**Data excerpt**

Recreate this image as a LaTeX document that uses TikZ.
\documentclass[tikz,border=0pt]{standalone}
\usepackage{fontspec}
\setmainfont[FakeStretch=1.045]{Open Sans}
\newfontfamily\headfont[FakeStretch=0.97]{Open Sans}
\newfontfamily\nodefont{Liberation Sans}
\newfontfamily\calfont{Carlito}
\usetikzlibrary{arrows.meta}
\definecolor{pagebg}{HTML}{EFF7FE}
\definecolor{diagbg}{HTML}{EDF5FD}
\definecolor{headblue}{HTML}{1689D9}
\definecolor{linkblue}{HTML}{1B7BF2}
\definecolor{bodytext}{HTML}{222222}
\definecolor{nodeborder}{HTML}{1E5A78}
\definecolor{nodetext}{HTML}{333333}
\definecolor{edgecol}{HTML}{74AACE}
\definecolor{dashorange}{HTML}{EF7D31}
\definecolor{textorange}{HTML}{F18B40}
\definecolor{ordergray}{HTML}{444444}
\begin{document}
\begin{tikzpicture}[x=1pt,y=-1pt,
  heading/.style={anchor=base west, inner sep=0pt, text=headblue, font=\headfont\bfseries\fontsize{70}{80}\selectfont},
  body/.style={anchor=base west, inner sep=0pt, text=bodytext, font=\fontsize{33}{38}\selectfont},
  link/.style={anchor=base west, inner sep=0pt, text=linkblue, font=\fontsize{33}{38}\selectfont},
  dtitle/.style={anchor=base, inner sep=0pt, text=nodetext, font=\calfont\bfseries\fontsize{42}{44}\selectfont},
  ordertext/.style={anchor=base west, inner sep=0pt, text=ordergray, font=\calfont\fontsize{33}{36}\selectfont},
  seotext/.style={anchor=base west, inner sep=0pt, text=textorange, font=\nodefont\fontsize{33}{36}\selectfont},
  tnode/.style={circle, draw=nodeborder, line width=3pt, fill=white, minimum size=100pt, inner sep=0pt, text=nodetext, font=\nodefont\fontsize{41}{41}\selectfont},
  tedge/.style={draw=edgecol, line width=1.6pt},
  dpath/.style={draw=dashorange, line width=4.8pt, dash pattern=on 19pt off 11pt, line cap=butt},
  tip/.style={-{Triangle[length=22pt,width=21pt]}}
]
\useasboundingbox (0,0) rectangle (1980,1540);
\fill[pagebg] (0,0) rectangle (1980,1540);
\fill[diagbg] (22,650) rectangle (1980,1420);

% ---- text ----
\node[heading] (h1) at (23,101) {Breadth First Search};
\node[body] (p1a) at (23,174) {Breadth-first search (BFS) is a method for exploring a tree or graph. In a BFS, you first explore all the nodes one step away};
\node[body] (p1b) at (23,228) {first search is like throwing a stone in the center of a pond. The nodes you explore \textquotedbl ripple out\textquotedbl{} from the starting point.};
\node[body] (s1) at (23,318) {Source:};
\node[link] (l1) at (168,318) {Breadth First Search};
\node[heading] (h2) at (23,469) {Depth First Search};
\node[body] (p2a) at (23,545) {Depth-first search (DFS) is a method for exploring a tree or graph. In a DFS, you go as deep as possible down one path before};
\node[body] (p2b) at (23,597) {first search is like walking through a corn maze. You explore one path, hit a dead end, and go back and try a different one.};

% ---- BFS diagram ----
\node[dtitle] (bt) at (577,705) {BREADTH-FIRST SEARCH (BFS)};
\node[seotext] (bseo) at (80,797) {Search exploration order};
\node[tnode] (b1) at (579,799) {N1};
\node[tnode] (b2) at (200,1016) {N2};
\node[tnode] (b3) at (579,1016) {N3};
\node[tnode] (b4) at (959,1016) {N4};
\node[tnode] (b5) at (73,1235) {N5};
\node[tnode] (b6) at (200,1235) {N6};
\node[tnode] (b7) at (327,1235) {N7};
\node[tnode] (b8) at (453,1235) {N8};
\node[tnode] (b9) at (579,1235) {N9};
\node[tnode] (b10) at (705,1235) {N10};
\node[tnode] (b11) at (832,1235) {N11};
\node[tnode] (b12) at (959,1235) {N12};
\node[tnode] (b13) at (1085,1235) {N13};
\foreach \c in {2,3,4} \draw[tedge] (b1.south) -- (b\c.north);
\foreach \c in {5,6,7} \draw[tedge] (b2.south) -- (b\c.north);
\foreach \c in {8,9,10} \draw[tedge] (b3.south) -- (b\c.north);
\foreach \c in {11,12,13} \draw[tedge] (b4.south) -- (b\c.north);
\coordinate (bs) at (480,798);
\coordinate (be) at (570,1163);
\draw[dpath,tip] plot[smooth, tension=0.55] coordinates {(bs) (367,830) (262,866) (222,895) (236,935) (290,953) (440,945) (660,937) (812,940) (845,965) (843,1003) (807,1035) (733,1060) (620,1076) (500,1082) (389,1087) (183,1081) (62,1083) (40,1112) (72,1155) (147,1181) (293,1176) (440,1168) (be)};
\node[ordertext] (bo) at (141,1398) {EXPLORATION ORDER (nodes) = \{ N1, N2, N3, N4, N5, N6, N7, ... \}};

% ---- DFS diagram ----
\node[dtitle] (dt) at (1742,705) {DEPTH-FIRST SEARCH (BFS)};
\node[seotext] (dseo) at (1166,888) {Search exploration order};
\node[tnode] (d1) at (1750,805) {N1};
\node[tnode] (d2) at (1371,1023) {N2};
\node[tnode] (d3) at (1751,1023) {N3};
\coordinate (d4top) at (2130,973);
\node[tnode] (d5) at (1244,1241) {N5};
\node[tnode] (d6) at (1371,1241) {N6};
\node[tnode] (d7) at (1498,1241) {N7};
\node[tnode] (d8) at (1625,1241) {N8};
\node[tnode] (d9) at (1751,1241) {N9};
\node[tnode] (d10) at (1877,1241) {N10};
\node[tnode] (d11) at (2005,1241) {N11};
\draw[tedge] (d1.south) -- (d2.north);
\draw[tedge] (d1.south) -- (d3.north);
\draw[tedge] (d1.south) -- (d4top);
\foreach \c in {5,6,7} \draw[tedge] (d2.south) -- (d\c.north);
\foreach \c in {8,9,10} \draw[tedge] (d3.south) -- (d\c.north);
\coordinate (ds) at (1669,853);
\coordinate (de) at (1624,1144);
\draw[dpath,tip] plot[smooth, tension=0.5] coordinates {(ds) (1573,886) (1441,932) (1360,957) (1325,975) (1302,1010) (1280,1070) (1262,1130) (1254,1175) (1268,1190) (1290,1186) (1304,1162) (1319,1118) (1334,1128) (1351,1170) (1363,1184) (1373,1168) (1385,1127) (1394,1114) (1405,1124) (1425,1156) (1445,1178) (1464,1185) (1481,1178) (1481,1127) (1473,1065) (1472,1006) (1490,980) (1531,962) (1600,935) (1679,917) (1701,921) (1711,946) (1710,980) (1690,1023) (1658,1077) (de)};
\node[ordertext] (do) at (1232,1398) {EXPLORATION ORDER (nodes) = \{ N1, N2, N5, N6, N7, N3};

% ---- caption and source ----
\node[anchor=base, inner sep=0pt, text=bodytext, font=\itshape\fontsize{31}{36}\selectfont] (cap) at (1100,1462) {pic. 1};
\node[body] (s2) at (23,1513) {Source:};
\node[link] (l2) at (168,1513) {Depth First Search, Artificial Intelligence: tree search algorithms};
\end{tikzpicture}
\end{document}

**Exercise aim**
Copy the material above, line for line.

**Result of this exercise**
Recreate this image as a LaTeX document that uses TikZ.
\documentclass[tikz,border=0pt]{standalone}
\usepackage{fontspec}
\setmainfont[FakeStretch=1.045]{Open Sans}
\newfontfamily\headfont[FakeStretch=0.97]{Open Sans}
\newfontfamily\nodefont{Liberation Sans}
\newfontfamily\calfont{Carlito}
\usetikzlibrary{arrows.meta}
\definecolor{pagebg}{HTML}{EFF7FE}
\definecolor{diagbg}{HTML}{EDF5FD}
\definecolor{headblue}{HTML}{1689D9}
\definecolor{linkblue}{HTML}{1B7BF2}
\definecolor{bodytext}{HTML}{222222}
\definecolor{nodeborder}{HTML}{1E5A78}
\definecolor{nodetext}{HTML}{333333}
\definecolor{edgecol}{HTML}{74AACE}
\definecolor{dashorange}{HTML}{EF7D31}
\definecolor{textorange}{HTML}{F18B40}
\definecolor{ordergray}{HTML}{444444}
\begin{document}
\begin{tikzpicture}[x=1pt,y=-1pt,
  heading/.style={anchor=base west, inner sep=0pt, text=headblue, font=\headfont\bfseries\fontsize{70}{80}\selectfont},
  body/.style={anchor=base west, inner sep=0pt, text=bodytext, font=\fontsize{33}{38}\selectfont},
  link/.style={anchor=base west, inner sep=0pt, text=linkblue, font=\fontsize{33}{38}\selectfont},
  dtitle/.style={anchor=base, inner sep=0pt, text=nodetext, font=\calfont\bfseries\fontsize{42}{44}\selectfont},
  ordertext/.style={anchor=base west, inner sep=0pt, text=ordergray, font=\calfont\fontsize{33}{36}\selectfont},
  seotext/.style={anchor=base west, inner sep=0pt, text=textorange, font=\nodefont\fontsize{33}{36}\selectfont},
  tnode/.style={circle, draw=nodeborder, line width=3pt, fill=white, minimum size=100pt, inner sep=0pt, text=nodetext, font=\nodefont\fontsize{41}{41}\selectfont},
  tedge/.style={draw=edgecol, line width=1.6pt},
  dpath/.style={draw=dashorange, line width=4.8pt, dash pattern=on 19pt off 11pt, line cap=butt},
  tip/.style={-{Triangle[length=22pt,width=21pt]}}
]
\useasboundingbox (0,0) rectangle (1980,1540);
\fill[pagebg] (0,0) rectangle (1980,1540);
\fill[diagbg] (22,650) rectangle (1980,1420);

% ---- text ----
\node[heading] (h1) at (23,101) {Breadth First Search};
\node[body] (p1a) at (23,174) {Breadth-first search (BFS) is a method for exploring a tree or graph. In a BFS, you first explore all the nodes one step away};
\node[body] (p1b) at (23,228) {first search is like throwing a stone in the center of a pond. The nodes you explore \textquotedbl ripple out\textquotedbl{} from the starting point.};
\node[body] (s1) at (23,318) {Source:};
\node[link] (l1) at (168,318) {Breadth First Search};
\node[heading] (h2) at (23,469) {Depth First Search};
\node[body] (p2a) at (23,545) {Depth-first search (DFS) is a method for exploring a tree or graph. In a DFS, you go as deep as possible down one path before};
\node[body] (p2b) at (23,597) {first search is like walking through a corn maze. You explore one path, hit a dead end, and go back and try a different one.};

% ---- BFS diagram ----
\node[dtitle] (bt) at (577,705) {BREADTH-FIRST SEARCH (BFS)};
\node[seotext] (bseo) at (80,797) {Search exploration order};
\node[tnode] (b1) at (579,799) {N1};
\node[tnode] (b2) at (200,1016) {N2};
\node[tnode] (b3) at (579,1016) {N3};
\node[tnode] (b4) at (959,1016) {N4};
\node[tnode] (b5) at (73,1235) {N5};
\node[tnode] (b6) at (200,1235) {N6};
\node[tnode] (b7) at (327,1235) {N7};
\node[tnode] (b8) at (453,1235) {N8};
\node[tnode] (b9) at (579,1235) {N9};
\node[tnode] (b10) at (705,1235) {N10};
\node[tnode] (b11) at (832,1235) {N11};
\node[tnode] (b12) at (959,1235) {N12};
\node[tnode] (b13) at (1085,1235) {N13};
\foreach \c in {2,3,4} \draw[tedge] (b1.south) -- (b\c.north);
\foreach \c in {5,6,7} \draw[tedge] (b2.south) -- (b\c.north);
\foreach \c in {8,9,10} \draw[tedge] (b3.south) -- (b\c.north);
\foreach \c in {11,12,13} \draw[tedge] (b4.south) -- (b\c.north);
\coordinate (bs) at (480,798);
\coordinate (be) at (570,1163);
\draw[dpath,tip] plot[smooth, tension=0.55] coordinates {(bs) (367,830) (262,866) (222,895) (236,935) (290,953) (440,945) (660,937) (812,940) (845,965) (843,1003) (807,1035) (733,1060) (620,1076) (500,1082) (389,1087) (183,1081) (62,1083) (40,1112) (72,1155) (147,1181) (293,1176) (440,1168) (be)};
\node[ordertext] (bo) at (141,1398) {EXPLORATION ORDER (nodes) = \{ N1, N2, N3, N4, N5, N6, N7, ... \}};

% ---- DFS diagram ----
\node[dtitle] (dt) at (1742,705) {DEPTH-FIRST SEARCH (BFS)};
\node[seotext] (dseo) at (1166,888) {Search exploration order};
\node[tnode] (d1) at (1750,805) {N1};
\node[tnode] (d2) at (1371,1023) {N2};
\node[tnode] (d3) at (1751,1023) {N3};
\coordinate (d4top) at (2130,973);
\node[tnode] (d5) at (1244,1241) {N5};
\node[tnode] (d6) at (1371,1241) {N6};
\node[tnode] (d7) at (1498,1241) {N7};
\node[tnode] (d8) at (1625,1241) {N8};
\node[tnode] (d9) at (1751,1241) {N9};
\node[tnode] (d10) at (1877,1241) {N10};
\node[tnode] (d11) at (2005,1241) {N11};
\draw[tedge] (d1.south) -- (d2.north);
\draw[tedge] (d1.south) -- (d3.north);
\draw[tedge] (d1.south) -- (d4top);
\foreach \c in {5,6,7} \draw[tedge] (d2.south) -- (d\c.north);
\foreach \c in {8,9,10} \draw[tedge] (d3.south) -- (d\c.north);
\coordinate (ds) at (1669,853);
\coordinate (de) at (1624,1144);
\draw[dpath,tip] plot[smooth, tension=0.5] coordinates {(ds) (1573,886) (1441,932) (1360,957) (1325,975) (1302,1010) (1280,1070) (1262,1130) (1254,1175) (1268,1190) (1290,1186) (1304,1162) (1319,1118) (1334,1128) (1351,1170) (1363,1184) (1373,1168) (1385,1127) (1394,1114) (1405,1124) (1425,1156) (1445,1178) (1464,1185) (1481,1178) (1481,1127) (1473,1065) (1472,1006) (1490,980) (1531,962) (1600,935) (1679,917) (1701,921) (1711,946) (1710,980) (1690,1023) (1658,1077) (de)};
\node[ordertext] (do) at (1232,1398) {EXPLORATION ORDER (nodes) = \{ N1, N2, N5, N6, N7, N3};

% ---- caption and source ----
\node[anchor=base, inner sep=0pt, text=bodytext, font=\itshape\fontsize{31}{36}\selectfont] (cap) at (1100,1462) {pic. 1};
\node[body] (s2) at (23,1513) {Source:};
\node[link] (l2) at (168,1513) {Depth First Search, Artificial Intelligence: tree search algorithms};
\end{tikzpicture}
\end{document}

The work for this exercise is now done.